### Data excerpt
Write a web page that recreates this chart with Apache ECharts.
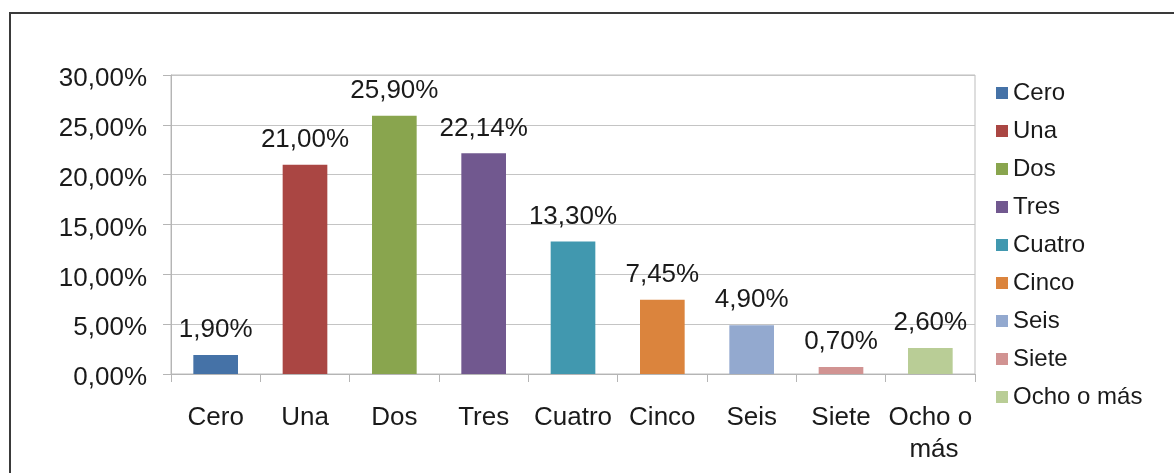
<!DOCTYPE html>
<html>
<head>
<meta charset="utf-8">
<style>
html,body{margin:0;padding:0;width:1174px;height:473px;overflow:hidden;background:#fff;}
#frame{position:absolute;left:9px;top:12px;width:1200px;height:520px;border:2px solid #3a3a3a;box-sizing:border-box;}
#chart{position:absolute;left:0;top:0;width:1174px;height:473px;}
</style>
<script src="https://cdn.jsdelivr.net/npm/echarts@6/dist/echarts.min.js"></script>
</head>
<body>
<div id="frame"></div>
<div id="chart"></div>
<script>
const categories = ['Cero','Una','Dos','Tres','Cuatro','Cinco','Seis','Siete','Ocho o más'];
const values = [1.90, 21.00, 25.90, 22.14, 13.30, 7.45, 4.90, 0.70, 2.60];
const colors = ['#4572A7','#AA4643','#89A54E','#71588F','#4198AF','#DB843D','#93A9CF','#D19392','#B9CD96'];
const yTicks = [0, 5, 10, 15, 20, 25, 30];

const fmt = v => Number(v).toFixed(2).replace('.', ',') + '%';
const FONT = '"Liberation Sans", Arial, sans-serif';

const series = categories.map((name, i) => ({
  name: name,
  type: 'bar',
  stack: 'all',
  barWidth: '50%',
  itemStyle: { color: colors[i] },
  label: {
    show: true, position: 'top', distance: 12,
    formatter: p => fmt(p.value),
    fontSize: 26, fontFamily: FONT, color: '#1a1a1a'
  },
  data: categories.map((c, j) => j === i ? values[i] : '-')
}));

const chart = echarts.init(document.getElementById('chart'), null, {renderer: 'canvas'});
chart.setOption({
  animation: false,
  color: colors,
  grid: { left: 171, right: 199, top: 75, bottom: 99, show: true, borderColor: '#bdbdbd', borderWidth: 1 },
  legend: {
    orient: 'vertical', left: 996, top: 81, padding: 0,
    icon: 'rect', itemWidth: 12, itemHeight: 12, itemGap: 14,
    textStyle: { fontSize: 24, fontFamily: FONT, color: '#1a1a1a', lineHeight: 24 },
    data: categories
  },
  xAxis: {
    type: 'category', data: categories,
    axisLine: { lineStyle: { color: '#b5b5b5', width: 1 } },
    axisTick: { show: true, length: 8, alignWithLabel: false, lineStyle: { color: '#b5b5b5' } },
    axisLabel: {
      interval: 0, margin: 28, fontSize: 26, fontFamily: FONT, color: '#1a1a1a',
      lineHeight: 32, width: 89, overflow: 'break'
    }
  },
  yAxis: {
    type: 'value', min: yTicks[0], max: yTicks[yTicks.length - 1], interval: 5,
    axisLine: { show: true, lineStyle: { color: '#b5b5b5', width: 1 } },
    axisTick: { show: true, length: 8, lineStyle: { color: '#b5b5b5' } },
    splitLine: { show: true, lineStyle: { color: '#c4c4c4', width: 1 } },
    axisLabel: {
      margin: 24, fontSize: 26, fontFamily: FONT, color: '#1a1a1a',
      formatter: v => '{a|' + fmt(v) + '}',
      rich: { a: { fontSize: 26, fontFamily: FONT, color: '#1a1a1a', padding: [8, 0, 0, 0] } }
    }
  },
  series: series
});
</script>
</body>
</html>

### Exercise instructions
Quote each line of the listing exactly, but leave the pictures out.

### Result for this exercise
Write a web page that recreates this chart with Apache ECharts.
<!DOCTYPE html>
<html>
<head>
<meta charset="utf-8">
<style>
html,body{margin:0;padding:0;width:1174px;height:473px;overflow:hidden;background:#fff;}
#frame{position:absolute;left:9px;top:12px;width:1200px;height:520px;border:2px solid #3a3a3a;box-sizing:border-box;}
#chart{position:absolute;left:0;top:0;width:1174px;height:473px;}
</style>
<script src="https://cdn.jsdelivr.net/npm/echarts@6/dist/echarts.min.js"></script>
</head>
<body>
<div id="frame"></div>
<div id="chart"></div>
<script>
const categories = ['Cero','Una','Dos','Tres','Cuatro','Cinco','Seis','Siete','Ocho o más'];
const values = [1.90, 21.00, 25.90, 22.14, 13.30, 7.45, 4.90, 0.70, 2.60];
const colors = ['#4572A7','#AA4643','#89A54E','#71588F','#4198AF','#DB843D','#93A9CF','#D19392','#B9CD96'];
const yTicks = [0, 5, 10, 15, 20, 25, 30];

const fmt = v => Number(v).toFixed(2).replace('.', ',') + '%';
const FONT = '"Liberation Sans", Arial, sans-serif';

const series = categories.map((name, i) => ({
  name: name,
  type: 'bar',
  stack: 'all',
  barWidth: '50%',
  itemStyle: { color: colors[i] },
  label: {
    show: true, position: 'top', distance: 12,
    formatter: p => fmt(p.value),
    fontSize: 26, fontFamily: FONT, color: '#1a1a1a'
  },
  data: categories.map((c, j) => j === i ? values[i] : '-')
}));

const chart = echarts.init(document.getElementById('chart'), null, {renderer: 'canvas'});
chart.setOption({
  animation: false,
  color: colors,
  grid: { left: 171, right: 199, top: 75, bottom: 99, show: true, borderColor: '#bdbdbd', borderWidth: 1 },
  legend: {
    orient: 'vertical', left: 996, top: 81, padding: 0,
    icon: 'rect', itemWidth: 12, itemHeight: 12, itemGap: 14,
    textStyle: { fontSize: 24, fontFamily: FONT, color: '#1a1a1a', lineHeight: 24 },
    data: categories
  },
  xAxis: {
    type: 'category', data: categories,
    axisLine: { lineStyle: { color: '#b5b5b5', width: 1 } },
    axisTick: { show: true, length: 8, alignWithLabel: false, lineStyle: { color: '#b5b5b5' } },
    axisLabel: {
      interval: 0, margin: 28, fontSize: 26, fontFamily: FONT, color: '#1a1a1a',
      lineHeight: 32, width: 89, overflow: 'break'
    }
  },
  yAxis: {
    type: 'value', min: yTicks[0], max: yTicks[yTicks.length - 1], interval: 5,
    axisLine: { show: true, lineStyle: { color: '#b5b5b5', width: 1 } },
    axisTick: { show: true, length: 8, lineStyle: { color: '#b5b5b5' } },
    splitLine: { show: true, lineStyle: { color: '#c4c4c4', width: 1 } },
    axisLabel: {
      margin: 24, fontSize: 26, fontFamily: FONT, color: '#1a1a1a',
      formatter: v => '{a|' + fmt(v) + '}',
      rich: { a: { fontSize: 26, fontFamily: FONT, color: '#1a1a1a', padding: [8, 0, 0, 0] } }
    }
  },
  series: series
});
</script>
</body>
</html>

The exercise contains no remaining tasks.